__OBJECTIVE__:
Retype exactly the lines from the first one through the line with "import seaborn as sns", including both ends; skip any pictures.

--- START COLLECTED DATA ---

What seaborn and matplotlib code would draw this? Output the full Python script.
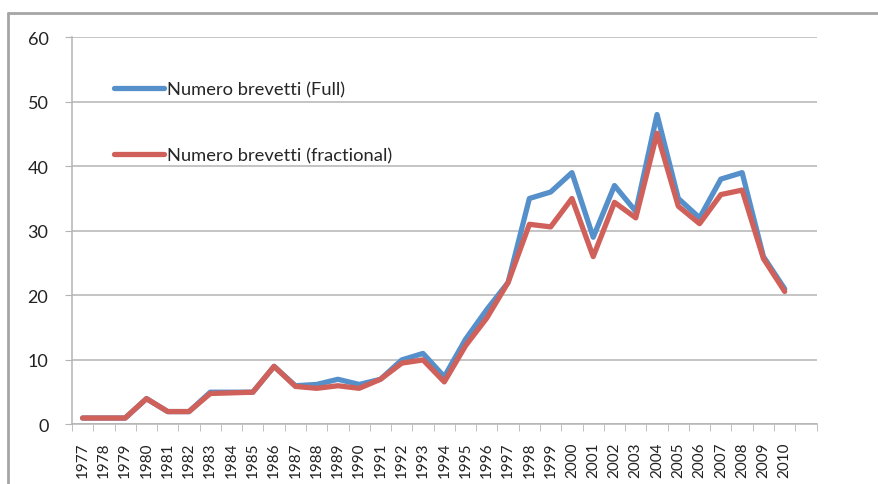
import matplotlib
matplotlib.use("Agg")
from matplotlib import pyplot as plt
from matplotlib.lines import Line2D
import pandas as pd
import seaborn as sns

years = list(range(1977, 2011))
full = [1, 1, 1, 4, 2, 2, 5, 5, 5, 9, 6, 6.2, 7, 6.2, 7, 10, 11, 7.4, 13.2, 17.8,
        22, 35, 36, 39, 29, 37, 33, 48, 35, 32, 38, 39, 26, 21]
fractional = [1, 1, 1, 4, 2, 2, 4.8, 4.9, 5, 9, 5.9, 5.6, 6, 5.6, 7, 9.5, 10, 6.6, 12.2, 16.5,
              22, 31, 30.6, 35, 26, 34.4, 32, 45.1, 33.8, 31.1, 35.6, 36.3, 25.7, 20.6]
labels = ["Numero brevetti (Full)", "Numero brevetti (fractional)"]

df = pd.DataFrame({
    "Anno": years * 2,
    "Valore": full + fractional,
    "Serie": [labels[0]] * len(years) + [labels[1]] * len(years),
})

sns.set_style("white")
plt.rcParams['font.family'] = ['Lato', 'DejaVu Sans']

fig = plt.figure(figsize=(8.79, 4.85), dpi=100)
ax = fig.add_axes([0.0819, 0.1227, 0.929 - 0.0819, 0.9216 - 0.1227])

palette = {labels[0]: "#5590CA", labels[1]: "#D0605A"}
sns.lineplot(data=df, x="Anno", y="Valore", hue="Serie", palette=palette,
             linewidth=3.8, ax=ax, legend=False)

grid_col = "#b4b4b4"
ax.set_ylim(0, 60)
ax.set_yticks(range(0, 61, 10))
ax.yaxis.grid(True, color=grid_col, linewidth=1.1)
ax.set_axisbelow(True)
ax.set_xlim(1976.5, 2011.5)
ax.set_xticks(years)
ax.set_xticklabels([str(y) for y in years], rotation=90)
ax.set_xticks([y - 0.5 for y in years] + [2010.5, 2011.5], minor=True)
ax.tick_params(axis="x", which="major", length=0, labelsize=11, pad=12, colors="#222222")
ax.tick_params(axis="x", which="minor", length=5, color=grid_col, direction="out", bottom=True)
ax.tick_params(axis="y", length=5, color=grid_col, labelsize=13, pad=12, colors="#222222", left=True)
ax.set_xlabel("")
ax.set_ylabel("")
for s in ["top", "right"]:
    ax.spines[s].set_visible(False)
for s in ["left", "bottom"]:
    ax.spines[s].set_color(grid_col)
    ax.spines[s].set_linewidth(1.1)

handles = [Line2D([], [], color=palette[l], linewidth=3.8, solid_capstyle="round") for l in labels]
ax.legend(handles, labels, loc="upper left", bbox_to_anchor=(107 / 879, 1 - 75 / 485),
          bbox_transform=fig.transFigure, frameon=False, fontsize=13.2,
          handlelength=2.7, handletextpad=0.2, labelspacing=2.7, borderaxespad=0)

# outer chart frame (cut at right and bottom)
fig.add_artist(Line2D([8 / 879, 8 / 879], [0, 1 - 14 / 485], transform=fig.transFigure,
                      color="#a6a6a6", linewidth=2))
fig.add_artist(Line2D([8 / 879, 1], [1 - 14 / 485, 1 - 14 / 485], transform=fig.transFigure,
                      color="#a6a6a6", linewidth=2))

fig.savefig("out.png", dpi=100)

--- END COLLECTED DATA ---

__FULL RESPONSE__:
What seaborn and matplotlib code would draw this? Output the full Python script.
import matplotlib
matplotlib.use("Agg")
from matplotlib import pyplot as plt
from matplotlib.lines import Line2D
import pandas as pd
import seaborn as sns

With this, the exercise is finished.